Tumblr also seems to have outed the users only because Manhattan Supreme Court Justice David Cohen ruled in June that they must so she can sue the involved users over the privacy breach. Tumblr notified users only around two weeks prior that it would be releasing some of their private data by July 10th.

“It had a huge emotional toll on me,” the plaintiff told The Post. “I went through months when I was feeling really depressed.”

The Electronic Frontier Foundation, a privacy rights group, wanted to delay the release of the users’ info.

“Loss of anonymity irreparably harms speakers and discourages other speakers from exercising their own anonymous speech rights,” EFF attorney Frederic B. Jennings wrote in a July 6 letter to Cohen, according to The Post. (RELATED: Bill Would End Online Porn As We Know It, Unless You Pay The Gov’t)

Judge Cohen, though, did not grant the delay request.

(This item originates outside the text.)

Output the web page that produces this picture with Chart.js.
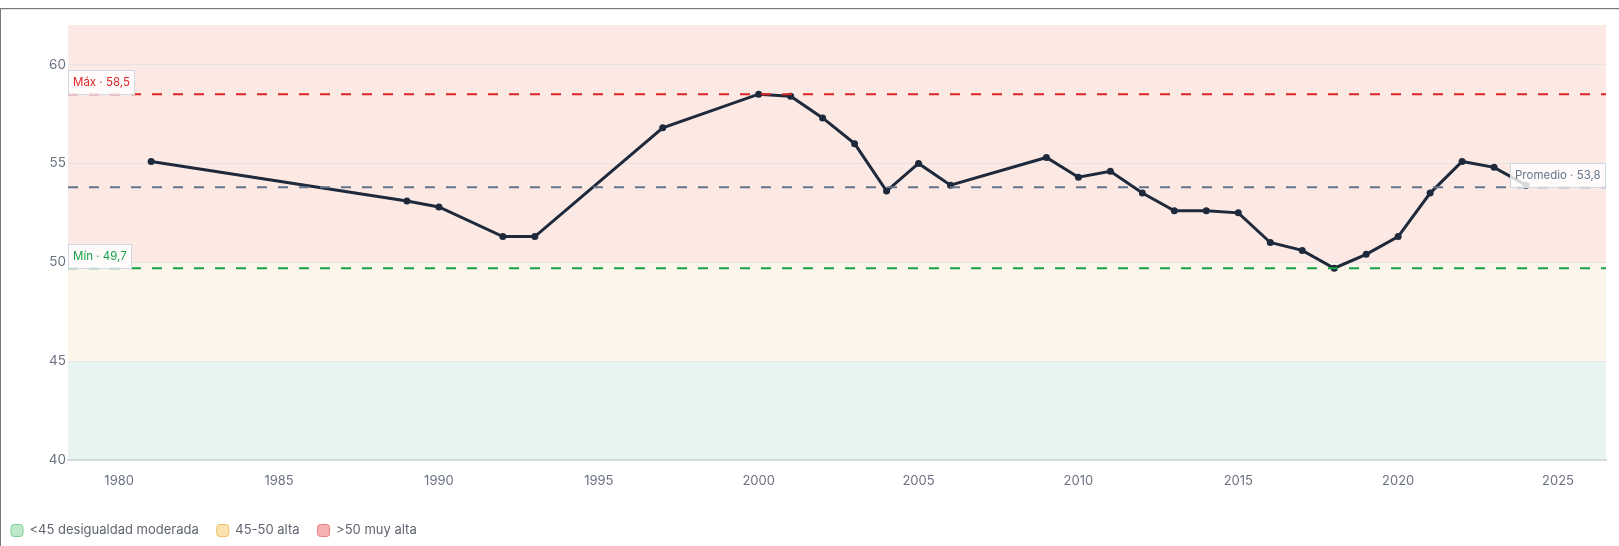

“There is no First Amendment protection for child porn,” the plaintiff’s attorney Daniel Szalkiewicz reportedly argued. “The ultimate goal is to expose these people.”

Ashkhen Kazaryan, an affiliated fellow at TechFreedom, a nonprofit think tank, agrees that the freedom of speech argument doesn’t apply here because the plaintiff was 17 while in the video.

“Another crucial thing to note is that this decision has no precedential value since it is from a New York state court and doesn’t have to be followed in federal or any other state courts,” Kazaryan told The Daily Caller News Foundation. “Moreover, Tumblr didn’t show up in court and simply complied with the order, even though it could have refused to do so without liability due to the safe harbor in Section 230 of the Communications Decency Act.” (RELATED: Orlando Nightclub Victim Families Sue Facebook, Twitter, Google For Providing ‘Material Support’ To ISIS)

The particular statute she refers to exempts tech companies, specifically online platforms, from any liability if a user engages in illegal activity while using their service. So while the First Amendment didn’t completely apply here, other laws on the books could have.

Similar situations have arisen before, including in other parts of the world. (RELATED: Facebook Thinks It Solved The Revenge Porn Problem)

An Amsterdam District Court in the Netherlands ordered Facebook in March to hand over all remaining information pursuant to a revenge porn case, after the social media company originally contended that almost all details were deleted 90 days after the account was terminated.

Japan also implemented new rules in 2014 pertaining to revenge porn because many people, especially teenage girls, have been victimized over the years. The legislation, among other things, empowers internet service providers with the ability to delete images suspected of being revenge porn without the uploader’s consent.